▶ _Stated problem_:
Using the data beneath, show every line that includes the word "with".

▶ _Data listing_:
----------

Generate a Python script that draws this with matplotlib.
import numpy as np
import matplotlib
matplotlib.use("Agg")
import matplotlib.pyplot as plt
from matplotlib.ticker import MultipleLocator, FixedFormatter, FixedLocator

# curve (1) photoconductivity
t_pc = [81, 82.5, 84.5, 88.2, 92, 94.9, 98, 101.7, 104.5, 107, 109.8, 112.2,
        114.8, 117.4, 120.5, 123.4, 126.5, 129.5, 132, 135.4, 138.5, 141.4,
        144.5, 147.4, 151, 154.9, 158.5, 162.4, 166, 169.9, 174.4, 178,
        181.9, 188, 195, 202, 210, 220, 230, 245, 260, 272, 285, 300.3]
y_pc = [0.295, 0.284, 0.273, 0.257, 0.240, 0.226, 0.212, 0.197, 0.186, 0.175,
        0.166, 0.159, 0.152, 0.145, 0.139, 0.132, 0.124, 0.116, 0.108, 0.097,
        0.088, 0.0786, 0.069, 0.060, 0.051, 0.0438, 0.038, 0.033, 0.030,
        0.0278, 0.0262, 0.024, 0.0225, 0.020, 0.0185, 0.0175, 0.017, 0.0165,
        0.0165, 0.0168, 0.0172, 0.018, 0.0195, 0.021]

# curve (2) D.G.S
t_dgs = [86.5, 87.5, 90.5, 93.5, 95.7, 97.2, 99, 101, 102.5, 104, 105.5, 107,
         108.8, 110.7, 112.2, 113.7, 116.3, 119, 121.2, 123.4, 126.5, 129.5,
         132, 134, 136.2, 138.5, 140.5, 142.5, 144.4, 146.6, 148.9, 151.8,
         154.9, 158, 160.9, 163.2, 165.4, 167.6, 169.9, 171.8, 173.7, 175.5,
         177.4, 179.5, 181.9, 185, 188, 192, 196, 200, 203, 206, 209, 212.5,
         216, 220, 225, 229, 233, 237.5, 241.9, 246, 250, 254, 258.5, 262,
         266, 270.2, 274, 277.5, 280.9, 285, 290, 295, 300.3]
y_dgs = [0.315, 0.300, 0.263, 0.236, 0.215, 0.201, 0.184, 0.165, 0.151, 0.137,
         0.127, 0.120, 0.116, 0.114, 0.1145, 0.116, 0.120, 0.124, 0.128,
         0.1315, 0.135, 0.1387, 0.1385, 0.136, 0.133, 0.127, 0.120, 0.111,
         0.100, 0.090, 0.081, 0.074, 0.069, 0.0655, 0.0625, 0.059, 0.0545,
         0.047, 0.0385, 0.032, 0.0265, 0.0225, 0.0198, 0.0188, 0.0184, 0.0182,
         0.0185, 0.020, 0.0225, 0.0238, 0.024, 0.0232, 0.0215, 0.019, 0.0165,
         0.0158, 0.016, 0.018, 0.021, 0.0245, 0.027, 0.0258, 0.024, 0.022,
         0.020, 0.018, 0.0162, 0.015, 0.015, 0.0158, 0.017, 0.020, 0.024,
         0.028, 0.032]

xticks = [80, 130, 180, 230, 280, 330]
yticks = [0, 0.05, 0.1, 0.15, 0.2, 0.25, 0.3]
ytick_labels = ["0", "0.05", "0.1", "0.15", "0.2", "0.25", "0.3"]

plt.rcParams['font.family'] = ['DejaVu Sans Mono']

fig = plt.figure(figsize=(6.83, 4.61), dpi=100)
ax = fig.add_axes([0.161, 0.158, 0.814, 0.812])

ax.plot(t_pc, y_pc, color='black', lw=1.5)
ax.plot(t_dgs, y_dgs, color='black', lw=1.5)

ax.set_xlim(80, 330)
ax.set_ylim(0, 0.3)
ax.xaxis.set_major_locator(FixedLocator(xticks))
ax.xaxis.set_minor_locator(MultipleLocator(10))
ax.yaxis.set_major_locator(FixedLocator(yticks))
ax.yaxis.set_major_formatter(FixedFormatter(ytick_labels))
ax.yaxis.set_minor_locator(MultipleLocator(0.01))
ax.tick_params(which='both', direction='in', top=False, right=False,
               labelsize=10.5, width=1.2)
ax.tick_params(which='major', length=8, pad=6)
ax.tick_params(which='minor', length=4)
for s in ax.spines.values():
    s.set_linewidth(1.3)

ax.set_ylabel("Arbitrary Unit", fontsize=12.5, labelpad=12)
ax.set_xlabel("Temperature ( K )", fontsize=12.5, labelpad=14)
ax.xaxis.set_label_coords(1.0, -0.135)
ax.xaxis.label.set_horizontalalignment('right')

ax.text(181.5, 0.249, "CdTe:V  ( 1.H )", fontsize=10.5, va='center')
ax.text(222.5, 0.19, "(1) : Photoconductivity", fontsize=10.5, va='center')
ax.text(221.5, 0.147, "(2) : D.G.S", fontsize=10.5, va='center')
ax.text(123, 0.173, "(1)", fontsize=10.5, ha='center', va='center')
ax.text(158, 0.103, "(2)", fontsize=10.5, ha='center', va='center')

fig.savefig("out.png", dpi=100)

----------

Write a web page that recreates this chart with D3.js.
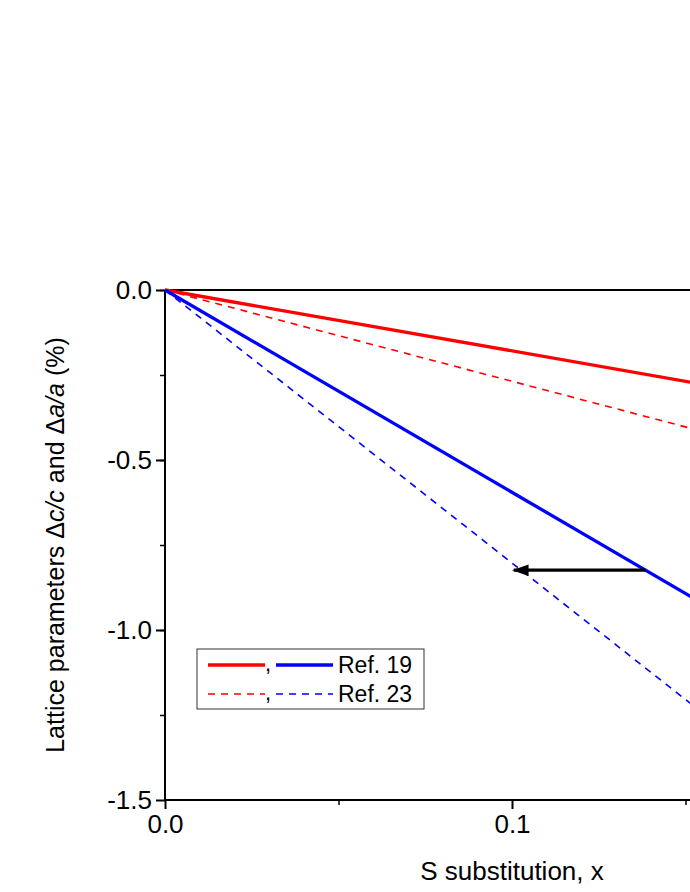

----------

▶ _Answer to this task_:
Generate a Python script that draws this with matplotlib.
Write a web page that recreates this chart with D3.js.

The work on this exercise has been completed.